Veintinueve de octubre de dos mil veinte.
En mi descanso de media mañana, he puesto la Sesión del Congreso de los Diputados en la que, entre otros puntos, se debatía la aprobación del estado de alarma o algo parecido.
Lo he puesto desde el inicio y he podido ver a un Ministro (plenipotenciario, eso sí) exponiendo una cuestión para la que pedía el apoyo de toda la Cámara. Haciendo el “trabajo” del Presidente, que se encontraba presente y presenciando el acto, como si la cosa no fuese con él.
Yo no sé de leyes ni de reglamentos de la Cámara pero, a mi corto entender, el tema, la petición que se hace, las medidas que comporta y el alcance a las personas y sectores a los que afecta su aprobación o no, bien merece, como mínimo, la exposición por parte del máximo responsable. Éste, cuando la presentación ha terminado, ha hecho mutis por el foro y ha desaparecido, como si de lo que allí se tratase fuera cosa menor.

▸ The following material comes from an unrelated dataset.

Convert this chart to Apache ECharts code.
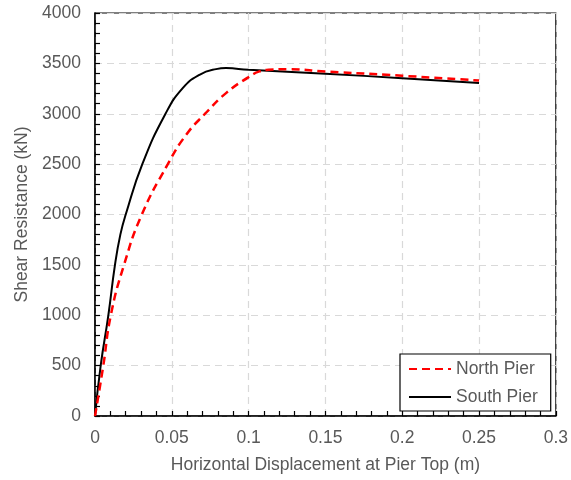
<!DOCTYPE html>
<html>
<head>
<meta charset="utf-8">
<script src="https://cdn.jsdelivr.net/npm/echarts@6/dist/echarts.min.js"></script>
<style>
  html, body { margin: 0; padding: 0; background: #fff; }
  #chart { width: 571px; height: 480px; }
</style>
</head>
<body>
<div id="chart"></div>
<script>
// Pushover curves: shear resistance vs. horizontal displacement at pier top
const northDisp  = [0, 0.0054, 0.0103, 0.0189, 0.0305, 0.0474, 0.0593, 0.0723, 0.0853, 0.1, 0.107, 0.113, 0.125, 0.15, 0.2, 0.25];
const northShear = [0, 500, 1000, 1500, 2000, 2500, 2790, 3010, 3205, 3364, 3420, 3436, 3442, 3420, 3377, 3330];

const southDisp  = [0, 0.0037, 0.0087, 0.013, 0.0165, 0.0200, 0.0308, 0.0459, 0.0571, 0.068, 0.0788, 0.0853, 0.1, 0.15, 0.2, 0.25];
const southShear = [0, 500, 1000, 1500, 1800, 2000, 2500, 3000, 3255, 3387, 3443, 3453, 3436, 3398, 3352, 3304];

const seriesNames = ['North Pier', 'South Pier'];

const pairs = (xs, ys) => xs.map((x, i) => [x, ys[i]]);

const textColor = '#595959';
const fontFamily = 'Liberation Sans, Arial, sans-serif';
const fontSize = 17.5;

const chart = echarts.init(document.getElementById('chart'));
chart.setOption({
  animation: false,
  backgroundColor: '#fff',
  textStyle: { fontFamily: fontFamily },
  grid: {
    left: 95, right: 14, top: 13, bottom: 64,
    show: true, borderColor: '#000', borderWidth: 1.2, backgroundColor: 'transparent'
  },
  xAxis: {
    type: 'value', min: 0, max: 0.3, interval: 0.05,
    name: 'Horizontal Displacement at Pier Top (m)',
    nameLocation: 'middle', nameGap: 40,
    nameTextStyle: { color: textColor, fontSize: fontSize, fontFamily: fontFamily },
    axisLine: { show: true, lineStyle: { color: '#000', width: 1.5 } },
    axisTick: { show: true, inside: true, length: 5, lineStyle: { color: '#000', width: 1.2 } },
    minorTick: { show: true, splitNumber: 5, length: 5, lineStyle: { color: '#000', width: 1.2 } },
    axisLabel: { color: textColor, fontSize: fontSize, margin: 13, fontFamily: fontFamily,
      formatter: v => String(Math.round(v * 100) / 100) },
    splitLine: { show: true, lineStyle: { color: '#d9d9d9', type: [7, 5], width: 1.2 } }
  },
  yAxis: {
    type: 'value', min: 0, max: 4000, interval: 500,
    name: 'Shear Resistance (kN)',
    nameLocation: 'middle', nameGap: 64,
    nameTextStyle: { color: textColor, fontSize: fontSize, fontFamily: fontFamily },
    axisLine: { show: true, lineStyle: { color: '#000', width: 1.5 } },
    axisTick: { show: true, inside: true, length: 5, lineStyle: { color: '#000', width: 1.2 } },
    minorTick: { show: true, splitNumber: 5, length: 5, lineStyle: { color: '#000', width: 1.2 } },
    axisLabel: { color: textColor, fontSize: fontSize, margin: 14, fontFamily: fontFamily,
      formatter: v => String(v) },
    splitLine: { show: true, lineStyle: { color: '#d9d9d9', type: [7, 5], width: 1.2 } }
  },
  legend: {
    orient: 'vertical',
    left: 400, top: 354,
    padding: [6, 13, 5, 8],
    itemWidth: 42, itemHeight: 12, itemGap: 10,
    backgroundColor: '#fff',
    borderColor: '#000', borderWidth: 1.2,
    itemStyle: { opacity: 0 },
    textStyle: { color: textColor, fontSize: fontSize, fontFamily: fontFamily },
    data: seriesNames
  },
  series: [
    {
      name: seriesNames[0], type: 'line', showSymbol: false, symbol: 'none',
      smooth: 0.5, z: 3,
      lineStyle: { color: '#ff0000', width: 2.5, type: [8, 5] },
      itemStyle: { color: '#ff0000' },
      data: pairs(northDisp, northShear)
    },
    {
      name: seriesNames[1], type: 'line', showSymbol: false, symbol: 'none',
      smooth: 0.5, z: 2,
      lineStyle: { color: '#000', width: 2 },
      itemStyle: { color: '#000' },
      data: pairs(southDisp, southShear)
    }
  ]
});
</script>
</body>
</html>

Le han seguido al Ministro en el uso de la palabra los presidentes o portavoces de los partidos políticos. Cada uno defendiendo sus ¿convicciones? Como sólo ellos saben hacerlo, diciendo una cosa para afirmar la contraria. No sé si he visto siete u ocho, pero no he tenido el cuajo suficiente para continuar y me he ido a una de mis labores diarias. Como jubilado activo tengo una gran cantidad de ellas.
Pero antes, en un plano abierto de la televisión, he visto la bancada del Gobierno ¡vacía! Los escaños de los Sres. Diputados, ¡semivacíos! Y me ha venido a la mente el recuerdo de una visión terrible. Esa misma Cámara a finales de 1980 y principios de 1981.
La misma concurrencia; la misma falta de respeto para los representantes y, lo que es más doloroso, para los representados, los españoles. ¡Todos los españoles! A los que unos diputados, que no tienen otra moral que la de su partido, decidirán cuando y como nos encierran; sin haber tomado ninguna medida que alivie la situación de España, a la que todos se deben.
Para sólo quedarnos encerrados en casa no hace falta que tomen ningún acuerdo. Eso ya lo hemos sabido hacer siempre. Nunca hemos necesitado de nadie para saber si la pierna nos duele; y si no saben cómo curarla, por lo menos, cállense.
Volveremos a salir de ésta, lamentablemente muchos no, y la vida seguirá, pero lo que sufriremos en nuestro infame confinamiento sin el contacto de nuestra familia y amigos por su ineficacia y egoísmo nunca lo pagarán, por mucho que sufran.
Eso sí, en nuestra prisión no nos faltarán las retransmisiones deportivas de toda índole y las erótico festivas; las corridas de toros no, porque si no hay público no hay fiesta. De vergüenza.